Robin B. Williams teaches at the Savannah College of Art and Design, where he founded the Department of Architectural History in 1995 and has chaired since.  He specializes in the history of the built environment of the modern period in Europe and North America.  Williams earned his B.A. in the History of Art at the University of Toronto and his M.A. and Ph.D. in the History of Art at the University of Pennsylvania. His dissertation, “Rome as State Image: The Architecture and Urbanism of the Royal Italian Government, 1870-1900,” examined the transformation of Rome into the capital of modern Italy during the late nineteenth century.  A chapter from his dissertation appeared in The Pantheon: From Antiquity to the Present, published by Cambridge University Press in 2015.

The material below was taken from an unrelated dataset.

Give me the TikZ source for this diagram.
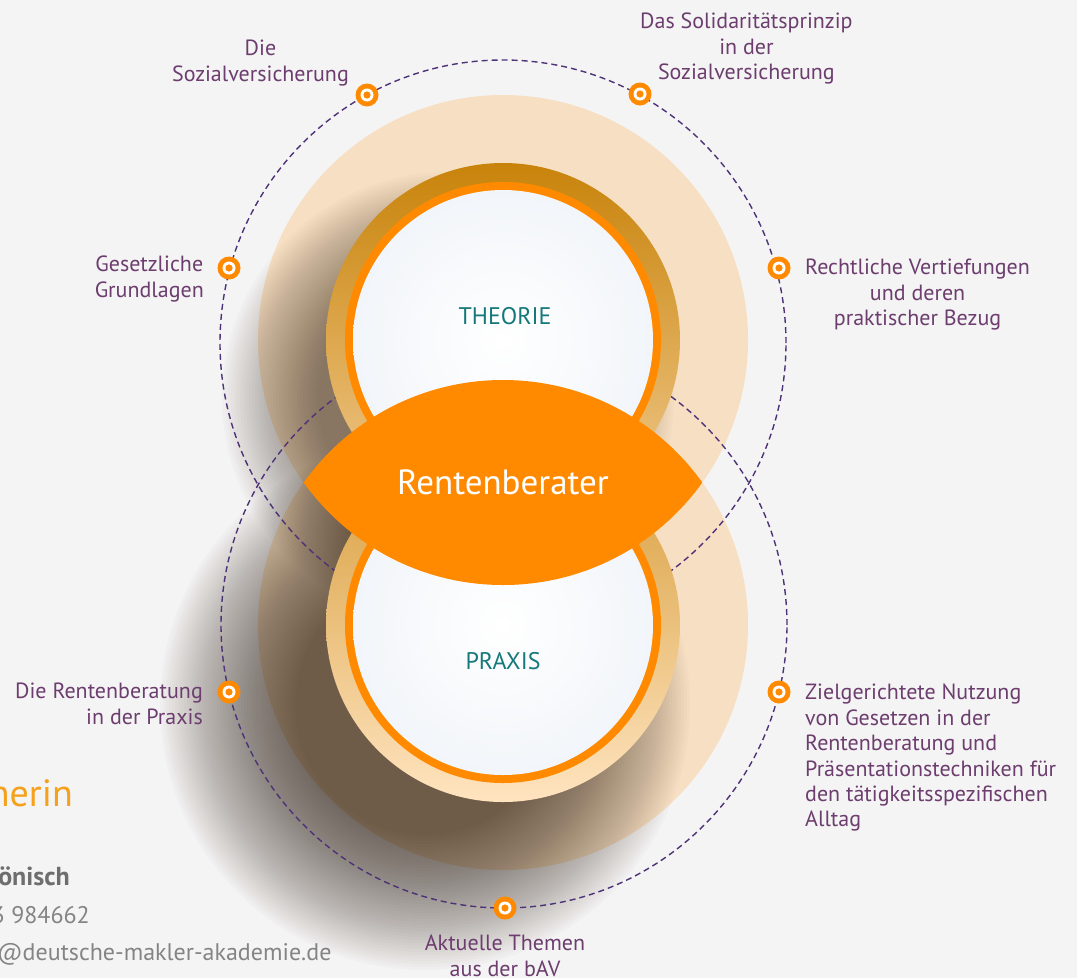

Since joining SCAD in 1993, Williams has made Savannah the focus of his research.  From 1997 to 2006, he directed the online Virtual Historic Savannah Project, which received substantial funding from the National Endowment for the Humanities and the Georgia Humanities Council.  He is the lead author of a new architectural guidebook, Buildings of Savannah, the inaugural city guide in the Society of Architectural Historians’ Buildings of the United States series pubished by the University of Virginia Press.   His journal article on the role of historic street pavement in modernizing Savannah has led to his larger current study of the evolution of street and sidewalk pavement in cities across the country, which he addressed in a recent TEDx talk.